Minor clarification: we did not test RDMACM on RoadRunner.
We only tested IBCM at scale (not RDMACM) and ran into a variety of
issues -- most of which were bugs in Open MPI's use of IBCM -- that
culminated in the ib_cm_listen() problem. That problem is currently
unsolved, and I agree that it unfortunately currently makes OMPI's
IBCM support fairly useless. Bonk.
IBCM was thought to be a nice thing: a cheap/fast way to make IB
connections that would get OOB out of the picture. If the
ib_cm_listen() problem is fixed, it may still be (Sean had an
interesting suggestion; we'll see where it goes). But I totally agree
that it is somewhat of an unknown quantity at this point. I also
agree that the IBCM support in OMPI is not *necessary* because OOB
works just fine (especially with the scalability improvements in v1.3).

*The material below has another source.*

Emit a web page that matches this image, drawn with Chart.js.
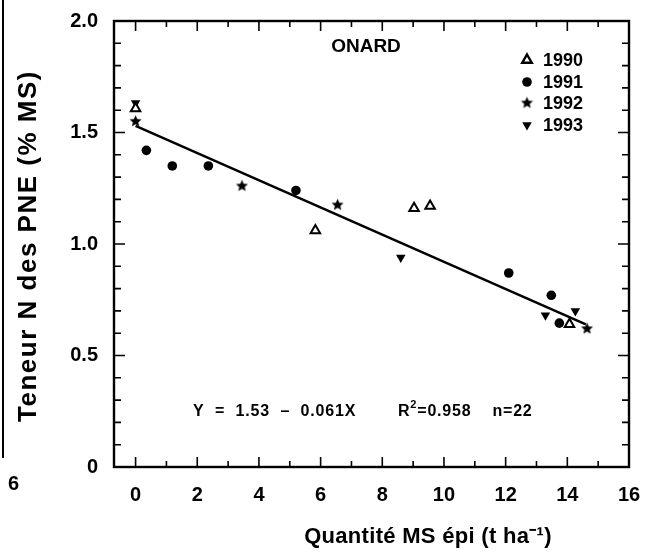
<!DOCTYPE html>
<html>
<head>
<meta charset="utf-8">
<script src="https://cdn.jsdelivr.net/npm/chart.js@4.4.1/dist/chart.umd.min.js"></script>
<style>
  html, body { margin: 0; padding: 0; background: #fff; }
</style>
</head>
<body>
<canvas id="chart" width="645" height="558"></canvas>
<script>
const years = ["1990", "1991", "1992", "1993"];

// values
const x1990 = [0, 5.83, 9.03, 9.55, 14.07];
const y1990 = [1.608, 1.06, 1.16, 1.17, 0.64];
const x1991 = [0.35, 1.19, 2.36, 5.2, 12.1, 13.48, 13.74];
const y1991 = [1.42, 1.35, 1.35, 1.24, 0.87, 0.77, 0.645];
const x1992 = [0, 3.45, 6.55, 14.64];
const y1992 = [1.55, 1.26, 1.175, 0.62];
const x1993 = [0, 8.6, 13.29, 14.26];
const y1993 = [1.632, 0.94, 0.68, 0.70];

// regression line ends
const fitX = [0, 14.6];
const fitY = [1.53, 0.64];

const xTicks = [0, 2, 4, 6, 8, 10, 12, 14, 16];
const xMinor = [1, 3, 5, 7, 9, 11, 13, 15];
const yTicks = [0, 0.5, 1.0, 1.5, 2.0];
const yTickLabels = ["0", "0.5", "1.0", "1.5", "2.0"];
const yMinor = [0.1, 0.2, 0.3, 0.4, 0.6, 0.7, 0.8, 0.9, 1.1, 1.2, 1.3, 1.4, 1.6, 1.7, 1.8, 1.9];

const siteName = "ONARD";
const xTitle = "Quantité MS épi (t ha\u207B\u00B9)";
const yTitle = "Teneur N des PNE (% MS)";
const eqText = "Y  =  1.53  \u2013  0.061X";
const r2Text = "=0.958    n=22";

const FONT = "'Liberation Sans', Arial, Helvetica, sans-serif";

function pts(xs, ys) {
  return xs.map((v, i) => ({x: v, y: ys[i]}));
}

function starImage(r) {
  const c = document.createElement("canvas");
  const s = Math.ceil(r * 2 + 2);
  c.width = s;
  c.height = s;
  const g = c.getContext("2d");
  g.beginPath();
  for (let i = 0; i < 10; i++) {
    const rr = i % 2 ? r * 0.45 : r;
    const a = -Math.PI / 2 + i * Math.PI / 5;
    g.lineTo(s / 2 + rr * Math.cos(a), s / 2 + rr * Math.sin(a));
  }
  g.closePath();
  g.fillStyle = "#000";
  g.fill();
  return c;
}

const star = starImage(6.3);

// marker style per year
const styles = [
  {pointStyle: "triangle", radius: 5.5, rotation: 0, bg: "#fff", borderWidth: 2},
  {pointStyle: "circle", radius: 4.8, rotation: 0, bg: "#000", borderWidth: 0},
  {pointStyle: star, radius: 6, rotation: 0, bg: "#000", borderWidth: 0},
  {pointStyle: "triangle", radius: 5.5, rotation: 180, bg: "#000", borderWidth: 0}
];

const series = [pts(x1990, y1990), pts(x1991, y1991), pts(x1992, y1992), pts(x1993, y1993)];

const datasets = series.map((d, i) => ({
  type: "scatter",
  label: years[i],
  data: d,
  pointStyle: styles[i].pointStyle,
  pointRadius: styles[i].radius,
  pointRotation: styles[i].rotation,
  pointBackgroundColor: styles[i].bg,
  pointBorderColor: "#000",
  pointBorderWidth: styles[i].borderWidth,
  order: 1
}));

datasets.push({
  type: "line",
  label: "fit",
  data: pts(fitX, fitY),
  borderColor: "#000",
  borderWidth: 2.5,
  pointRadius: 0,
  fill: false,
  order: 2
});

const decor = {
  id: "decor",
  afterDraw(chart) {
    const {ctx, chartArea: a, scales: {x, y}} = chart;
    ctx.save();
    ctx.strokeStyle = "#000";
    ctx.fillStyle = "#000";

    // inward ticks on all four sides
    ctx.lineWidth = 1.6;
    ctx.beginPath();
    const tickX = (vals, len) => vals.forEach(v => {
      const px = x.getPixelForValue(v);
      ctx.moveTo(px, a.bottom); ctx.lineTo(px, a.bottom - len);
      ctx.moveTo(px, a.top); ctx.lineTo(px, a.top + len);
    });
    const tickY = (vals, len) => vals.forEach(v => {
      const py = y.getPixelForValue(v);
      ctx.moveTo(a.left, py); ctx.lineTo(a.left + len, py);
      ctx.moveTo(a.right, py); ctx.lineTo(a.right - len, py);
    });
    tickX(xTicks, 10);
    tickX(xMinor, 6);
    tickY(yTicks, 11);
    tickY(yMinor, 7);
    ctx.stroke();

    // frame
    ctx.lineWidth = 2.4;
    ctx.strokeRect(a.left, a.top, a.right - a.left, a.bottom - a.top);

    // site name
    ctx.font = "bold 19px " + FONT;
    ctx.textAlign = "center";
    ctx.textBaseline = "middle";
    ctx.fillText(siteName, 366, 47);

    // axis titles
    ctx.font = "bold 22px " + FONT;
    ctx.letterSpacing = "0.3px";
    ctx.fillText(xTitle, 428, 537);
    ctx.save();
    ctx.translate(29, 246);
    ctx.rotate(-Math.PI / 2);
    ctx.font = "bold 26px " + FONT;
    ctx.letterSpacing = "1.5px";
    ctx.fillText(yTitle, 0, 0);
    ctx.restore();
    ctx.letterSpacing = "0px";

    // legend
    const rowY = [60, 82, 103, 125];
    ctx.textAlign = "left";
    ctx.font = "bold 18px " + FONT;
    styles.forEach((s, i) => {
      ctx.fillStyle = s.bg;
      ctx.strokeStyle = "#000";
      Chart.helpers.drawPoint(ctx, {
        pointStyle: s.pointStyle,
        radius: s.radius,
        rotation: s.rotation,
        borderWidth: s.borderWidth
      }, 527, rowY[i]);
      ctx.fillStyle = "#000";
      ctx.fillText(years[i], 543, rowY[i] + 1);
    });

    // regression text
    ctx.letterSpacing = "0.8px";
    ctx.font = "bold 16px " + FONT;
    ctx.fillText(eqText, 193, 412);
    ctx.fillText("R", 398, 412);
    let rx = 398 + ctx.measureText("R").width;
    ctx.font = "bold 11px " + FONT;
    ctx.fillText("2", rx, 405);
    rx += ctx.measureText("2").width;
    ctx.font = "bold 16px " + FONT;
    ctx.fillText(r2Text, rx, 412);
    ctx.letterSpacing = "0px";

    // edge of the neighbouring panel
    ctx.lineWidth = 2;
    ctx.beginPath();
    ctx.moveTo(3, 0);
    ctx.lineTo(3, 458);
    ctx.stroke();
    ctx.font = "bold 20px " + FONT;
    ctx.fillText("6", 8, 484);
    ctx.restore();
  }
};

new Chart(document.getElementById("chart"), {
  data: {datasets},
  options: {
    responsive: false,
    animation: false,
    devicePixelRatio: 1,
    layout: {padding: {top: 21, right: 16, left: 0, bottom: 0}},
    plugins: {legend: {display: false}, tooltip: {enabled: false}},
    scales: {
      x: {
        type: "linear",
        min: -0.7,
        max: 16,
        afterBuildTicks: s => { s.ticks = xTicks.map(v => ({value: v})); },
        afterFit: s => { s.height = 91; s.paddingLeft = 0; s.paddingRight = 0; },
        grid: {display: false, drawTicks: false},
        border: {display: false},
        ticks: {
          color: "#000",
          padding: 16,
          font: {family: FONT, size: 20, weight: "bold"}
        }
      },
      y: {
        type: "linear",
        min: 0,
        max: 2,
        afterBuildTicks: s => { s.ticks = yTicks.map(v => ({value: v})); },
        afterFit: s => { s.width = 114; s.paddingTop = 0; s.paddingBottom = 0; },
        grid: {display: false, drawTicks: false},
        border: {display: false},
        ticks: {
          color: "#000",
          padding: 16,
          font: {family: FONT, size: 20, weight: "bold"},
          callback: v => yTickLabels[yTicks.indexOf(v)]
        }
      }
    }
  },
  plugins: [decor]
});
</script>
</body>
</html>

RDMACM, on the other hand, is *necessary* for iWARP connections. We
know it won't scale well because of ARP issues, to which the iWARP
vendors are publishing their own solutions (pre-populating ARP caches,
etc.). Even when built and installed, RDMACM will not be used by
default for IB hardware (you have to specifically ask for it). Since
it's necessary for iWARP, I think we need to build and install it by
default. Most importantly: production IB users won't be disturbed.
I'm not trying to rain on anyone's parade. These are worthwhile in the
long term. However, they clearly need further work to be "ready for
prime
time".
Accordingly, I would recommend that they -only- be built if
specifically
requested. Remember, most of our users just build blindly. It makes no
sense to have them build support for what can only be classed as an
experimental capability at this time.
I defer to Mellanox for a decision about the IBCM CPC.
But for the RDMACM, per above, I am still in favor of building and
installing it by default.
Also, note that the OFED install is less-than-reliable wrt IBCM and
RDMACM.
True; the OFED install is less-than-reliable w.r.t. IBCM per the
previously-discussed issue of not necessarily creating the /dev/
infiniband/ucm* devices. There's a ticket open on the OpenFabrics
bugzilla about it. I wish it would get fixed. :-)
But I've not seen any problems with OFED's RDMACM installation.
The only issue I've seen with RDMACM is when sites consciously chose
to put the RDMACM libraries and/or modules on the head node (and
therefore OMPI built support for it), but then chose not put them out
on back-end compute nodes. Keep in mind that this is *not* the
default OFED installation pattern -- a human has to go manually modify
a file to make it do that (I don't believe that there's even a menu
option for that installation mode; you have to go hand-edit an OFED
installation configuration file or simply choose not to put / remove
certain RPMs out on back-end nodes).
We have spent considerable time chasing down installation problems
that allowed the system to build, but then caused it to crash-and-
burn if
we attempted to use it. We have gained experience at knowing when/
where to
look now, but that doesn't lessen the reputation impact OMPI is
getting as
a "buggy, cantankerous beast" according to our sys admins.
Isn't the whole point of pre-release test versions is to find and fix
such bugs? ;-)
Not a reputation we should be encouraging.
Turning this off by default allows those more adventurous souls to
explore
this capability, while letting our production-oriented customers
install
and run in peace.
Pasha was recommending that IBCM be built by default *but not used by
default*. So production users would still be able to run in peace --
OOB will still be the default. I see it pretty much like SLURM
support: it's built by default, but it won't activate itself unless
relevant. But like I said above, I defer to Mellanox for IBCM. :-)
Just my $0.00000000002...
--
Jeff Squyres
Cisco Systems